INSTRUCTIONS TO FOLLOW -
Check each line of the material. Copy those containing "chart".

DATASET EXTRACT -
■ ■ ■ ■ ■

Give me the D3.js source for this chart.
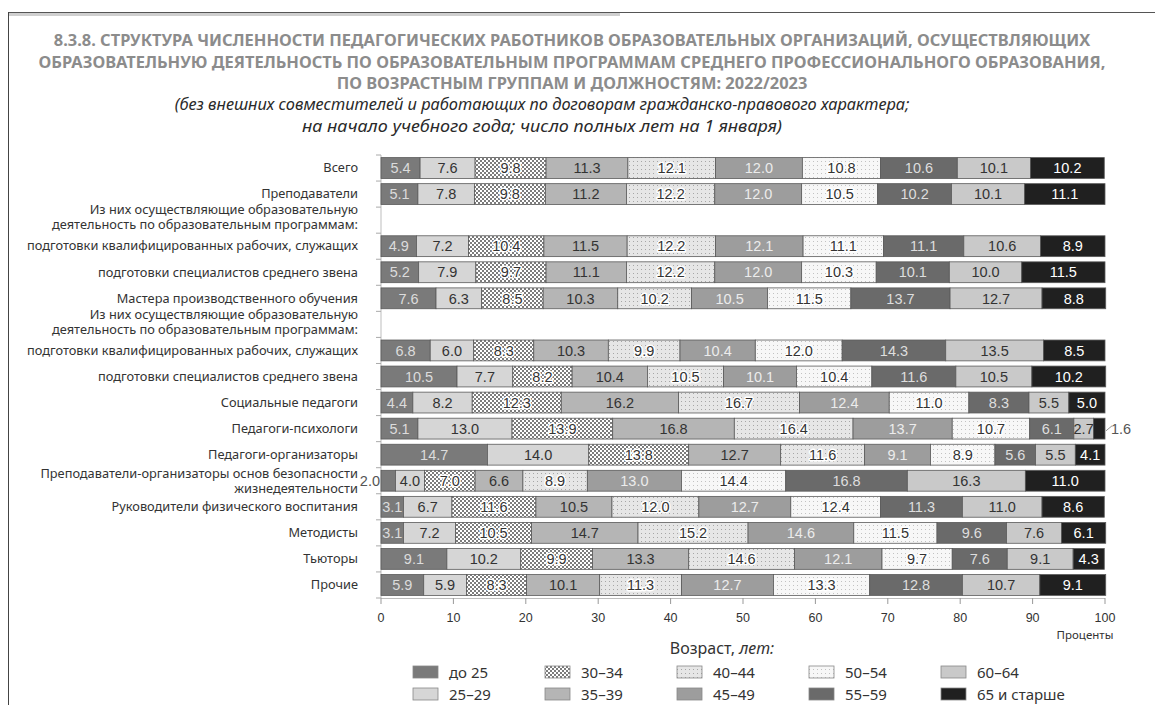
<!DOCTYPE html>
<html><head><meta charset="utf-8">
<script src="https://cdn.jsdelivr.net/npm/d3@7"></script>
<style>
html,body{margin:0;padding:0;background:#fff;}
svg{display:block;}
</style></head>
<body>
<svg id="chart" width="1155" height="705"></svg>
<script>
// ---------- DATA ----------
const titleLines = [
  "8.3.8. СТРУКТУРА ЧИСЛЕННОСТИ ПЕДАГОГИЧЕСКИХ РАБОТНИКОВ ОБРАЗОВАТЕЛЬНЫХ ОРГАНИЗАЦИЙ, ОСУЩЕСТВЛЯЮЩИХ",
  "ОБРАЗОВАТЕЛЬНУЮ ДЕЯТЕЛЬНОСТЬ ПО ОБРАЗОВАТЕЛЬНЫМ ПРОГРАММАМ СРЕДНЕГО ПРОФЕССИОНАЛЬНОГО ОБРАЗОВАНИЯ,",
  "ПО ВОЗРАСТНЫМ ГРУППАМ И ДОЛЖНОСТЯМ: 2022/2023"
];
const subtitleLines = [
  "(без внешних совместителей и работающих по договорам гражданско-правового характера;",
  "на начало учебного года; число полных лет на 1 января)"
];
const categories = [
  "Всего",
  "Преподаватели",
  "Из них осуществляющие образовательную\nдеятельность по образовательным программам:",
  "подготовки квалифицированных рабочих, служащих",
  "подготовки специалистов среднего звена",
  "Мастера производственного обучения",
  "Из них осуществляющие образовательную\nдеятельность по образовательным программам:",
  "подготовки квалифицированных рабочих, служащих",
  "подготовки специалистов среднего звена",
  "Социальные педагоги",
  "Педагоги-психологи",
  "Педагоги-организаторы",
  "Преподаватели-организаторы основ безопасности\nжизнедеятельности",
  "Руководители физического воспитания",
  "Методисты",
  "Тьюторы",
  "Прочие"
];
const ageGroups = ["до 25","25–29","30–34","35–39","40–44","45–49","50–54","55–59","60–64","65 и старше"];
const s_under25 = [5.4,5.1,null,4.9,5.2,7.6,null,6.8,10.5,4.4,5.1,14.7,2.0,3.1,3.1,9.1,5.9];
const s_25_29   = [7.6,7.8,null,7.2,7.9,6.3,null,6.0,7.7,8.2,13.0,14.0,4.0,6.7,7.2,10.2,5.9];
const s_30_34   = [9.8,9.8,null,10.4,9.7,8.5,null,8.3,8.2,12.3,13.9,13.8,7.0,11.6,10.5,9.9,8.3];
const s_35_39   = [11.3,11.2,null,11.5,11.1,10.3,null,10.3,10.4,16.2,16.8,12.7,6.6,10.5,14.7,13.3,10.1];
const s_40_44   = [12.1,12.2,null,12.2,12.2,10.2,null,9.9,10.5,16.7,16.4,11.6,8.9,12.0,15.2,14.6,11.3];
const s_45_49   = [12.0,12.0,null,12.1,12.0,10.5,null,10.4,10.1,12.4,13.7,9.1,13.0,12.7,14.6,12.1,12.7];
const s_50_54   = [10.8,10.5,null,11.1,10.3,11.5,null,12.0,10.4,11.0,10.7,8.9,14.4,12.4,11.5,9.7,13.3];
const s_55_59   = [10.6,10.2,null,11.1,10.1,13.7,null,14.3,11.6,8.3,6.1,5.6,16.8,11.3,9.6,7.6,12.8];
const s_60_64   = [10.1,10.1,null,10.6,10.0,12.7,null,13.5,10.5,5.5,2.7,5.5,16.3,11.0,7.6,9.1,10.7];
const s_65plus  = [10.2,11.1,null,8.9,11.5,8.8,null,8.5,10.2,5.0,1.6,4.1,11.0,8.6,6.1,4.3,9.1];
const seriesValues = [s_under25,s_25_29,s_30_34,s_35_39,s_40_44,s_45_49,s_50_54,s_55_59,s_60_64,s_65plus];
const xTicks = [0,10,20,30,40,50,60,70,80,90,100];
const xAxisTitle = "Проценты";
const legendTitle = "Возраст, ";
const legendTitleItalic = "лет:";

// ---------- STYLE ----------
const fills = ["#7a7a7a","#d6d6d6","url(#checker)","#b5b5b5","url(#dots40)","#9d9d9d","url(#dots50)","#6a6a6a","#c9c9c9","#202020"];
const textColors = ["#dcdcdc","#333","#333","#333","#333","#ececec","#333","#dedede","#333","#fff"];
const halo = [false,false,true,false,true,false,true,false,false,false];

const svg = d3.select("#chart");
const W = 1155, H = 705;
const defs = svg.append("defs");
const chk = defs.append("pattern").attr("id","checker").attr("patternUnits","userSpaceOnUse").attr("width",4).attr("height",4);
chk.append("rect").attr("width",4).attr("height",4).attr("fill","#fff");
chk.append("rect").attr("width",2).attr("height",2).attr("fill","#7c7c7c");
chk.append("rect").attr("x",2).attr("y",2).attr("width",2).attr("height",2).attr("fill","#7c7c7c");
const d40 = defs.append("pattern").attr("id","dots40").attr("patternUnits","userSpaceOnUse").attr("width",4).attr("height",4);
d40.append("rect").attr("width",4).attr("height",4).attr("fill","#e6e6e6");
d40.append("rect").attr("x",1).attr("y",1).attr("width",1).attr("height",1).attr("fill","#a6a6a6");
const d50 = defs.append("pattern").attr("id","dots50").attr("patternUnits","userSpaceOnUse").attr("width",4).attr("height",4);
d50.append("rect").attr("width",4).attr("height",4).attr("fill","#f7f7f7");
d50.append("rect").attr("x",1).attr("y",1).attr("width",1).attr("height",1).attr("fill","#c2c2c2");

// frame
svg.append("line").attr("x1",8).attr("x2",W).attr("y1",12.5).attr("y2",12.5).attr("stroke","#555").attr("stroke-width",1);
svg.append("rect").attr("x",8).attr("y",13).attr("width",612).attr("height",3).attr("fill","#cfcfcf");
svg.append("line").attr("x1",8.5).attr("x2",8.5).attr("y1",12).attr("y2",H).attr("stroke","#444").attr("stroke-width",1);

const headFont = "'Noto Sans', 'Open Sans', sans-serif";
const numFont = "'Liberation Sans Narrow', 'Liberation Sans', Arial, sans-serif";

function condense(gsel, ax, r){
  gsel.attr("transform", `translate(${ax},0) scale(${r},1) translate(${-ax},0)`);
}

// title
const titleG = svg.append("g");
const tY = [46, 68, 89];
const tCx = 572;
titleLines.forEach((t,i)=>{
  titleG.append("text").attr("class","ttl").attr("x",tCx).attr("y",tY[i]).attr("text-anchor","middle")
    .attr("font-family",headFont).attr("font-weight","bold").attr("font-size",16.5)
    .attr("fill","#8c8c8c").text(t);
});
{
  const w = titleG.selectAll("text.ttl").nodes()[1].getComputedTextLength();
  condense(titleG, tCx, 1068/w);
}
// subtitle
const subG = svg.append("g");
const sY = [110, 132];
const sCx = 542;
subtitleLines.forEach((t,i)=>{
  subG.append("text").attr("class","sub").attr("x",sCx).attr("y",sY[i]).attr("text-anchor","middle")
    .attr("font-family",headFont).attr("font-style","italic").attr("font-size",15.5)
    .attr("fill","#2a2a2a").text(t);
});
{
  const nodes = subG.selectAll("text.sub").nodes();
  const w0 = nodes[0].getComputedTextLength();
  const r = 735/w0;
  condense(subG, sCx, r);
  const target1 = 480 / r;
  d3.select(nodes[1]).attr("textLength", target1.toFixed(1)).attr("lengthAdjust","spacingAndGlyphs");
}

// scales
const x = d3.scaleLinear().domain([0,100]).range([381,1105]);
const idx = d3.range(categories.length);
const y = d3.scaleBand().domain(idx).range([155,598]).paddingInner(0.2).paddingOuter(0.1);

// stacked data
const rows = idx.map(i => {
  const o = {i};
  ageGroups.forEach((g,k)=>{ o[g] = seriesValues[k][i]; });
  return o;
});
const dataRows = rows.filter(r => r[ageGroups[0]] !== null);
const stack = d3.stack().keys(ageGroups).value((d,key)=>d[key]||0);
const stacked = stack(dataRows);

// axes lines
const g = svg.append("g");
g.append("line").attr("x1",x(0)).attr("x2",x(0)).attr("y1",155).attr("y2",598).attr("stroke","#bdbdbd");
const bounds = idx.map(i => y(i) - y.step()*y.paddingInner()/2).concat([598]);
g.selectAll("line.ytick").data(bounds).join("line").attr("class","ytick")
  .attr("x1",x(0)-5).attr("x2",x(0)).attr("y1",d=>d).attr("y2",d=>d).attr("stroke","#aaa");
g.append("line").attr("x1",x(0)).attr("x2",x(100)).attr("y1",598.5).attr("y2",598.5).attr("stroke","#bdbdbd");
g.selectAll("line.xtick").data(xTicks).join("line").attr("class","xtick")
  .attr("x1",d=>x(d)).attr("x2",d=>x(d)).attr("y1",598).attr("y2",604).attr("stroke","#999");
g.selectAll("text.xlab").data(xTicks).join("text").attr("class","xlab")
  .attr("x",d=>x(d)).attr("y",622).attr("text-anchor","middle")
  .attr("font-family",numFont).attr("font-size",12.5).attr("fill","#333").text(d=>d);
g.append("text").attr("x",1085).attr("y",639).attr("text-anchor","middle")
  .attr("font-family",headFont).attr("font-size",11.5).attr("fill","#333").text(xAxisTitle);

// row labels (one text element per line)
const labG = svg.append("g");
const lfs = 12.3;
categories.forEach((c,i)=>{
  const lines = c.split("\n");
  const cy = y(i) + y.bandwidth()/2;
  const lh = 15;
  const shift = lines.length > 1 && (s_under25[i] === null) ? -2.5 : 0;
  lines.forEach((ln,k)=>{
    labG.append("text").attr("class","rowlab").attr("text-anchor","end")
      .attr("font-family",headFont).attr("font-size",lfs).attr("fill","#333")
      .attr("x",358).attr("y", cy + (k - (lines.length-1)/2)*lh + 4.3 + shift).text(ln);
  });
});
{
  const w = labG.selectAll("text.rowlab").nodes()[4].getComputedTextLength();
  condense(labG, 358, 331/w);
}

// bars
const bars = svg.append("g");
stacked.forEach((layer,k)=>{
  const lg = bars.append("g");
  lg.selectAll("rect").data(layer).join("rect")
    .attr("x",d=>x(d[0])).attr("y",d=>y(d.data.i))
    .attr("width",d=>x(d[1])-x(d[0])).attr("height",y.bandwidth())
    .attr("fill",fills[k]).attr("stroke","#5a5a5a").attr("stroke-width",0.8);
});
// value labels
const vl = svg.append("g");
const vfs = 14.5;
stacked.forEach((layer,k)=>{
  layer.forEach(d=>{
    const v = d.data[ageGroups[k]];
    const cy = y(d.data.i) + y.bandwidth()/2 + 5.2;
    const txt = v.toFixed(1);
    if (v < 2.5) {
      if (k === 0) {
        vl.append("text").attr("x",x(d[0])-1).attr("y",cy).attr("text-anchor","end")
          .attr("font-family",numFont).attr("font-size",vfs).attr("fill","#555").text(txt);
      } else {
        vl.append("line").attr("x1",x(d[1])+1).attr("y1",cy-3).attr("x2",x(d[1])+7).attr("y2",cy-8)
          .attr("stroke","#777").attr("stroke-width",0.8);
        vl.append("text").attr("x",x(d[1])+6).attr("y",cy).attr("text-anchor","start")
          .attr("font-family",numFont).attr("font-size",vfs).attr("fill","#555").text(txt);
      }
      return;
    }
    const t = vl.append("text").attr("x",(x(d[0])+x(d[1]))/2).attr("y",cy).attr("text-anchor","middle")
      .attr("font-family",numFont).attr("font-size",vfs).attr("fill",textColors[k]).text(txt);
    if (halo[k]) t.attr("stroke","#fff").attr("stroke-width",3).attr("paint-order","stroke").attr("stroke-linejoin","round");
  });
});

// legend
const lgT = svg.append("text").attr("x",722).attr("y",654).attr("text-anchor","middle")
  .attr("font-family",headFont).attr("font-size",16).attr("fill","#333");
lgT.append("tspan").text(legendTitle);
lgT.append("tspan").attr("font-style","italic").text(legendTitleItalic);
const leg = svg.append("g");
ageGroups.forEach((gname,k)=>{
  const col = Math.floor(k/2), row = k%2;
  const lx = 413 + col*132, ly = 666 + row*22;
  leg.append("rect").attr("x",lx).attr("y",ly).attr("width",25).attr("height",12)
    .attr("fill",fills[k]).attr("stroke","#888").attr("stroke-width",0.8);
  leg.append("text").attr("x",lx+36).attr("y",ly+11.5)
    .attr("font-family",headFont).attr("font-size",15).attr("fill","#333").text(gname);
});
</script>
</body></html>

■ ■ ■ ■ ■

TASK OUTPUT -
Give me the D3.js source for this chart.
<svg id="chart" width="1155" height="705"></svg>
const svg = d3.select("#chart");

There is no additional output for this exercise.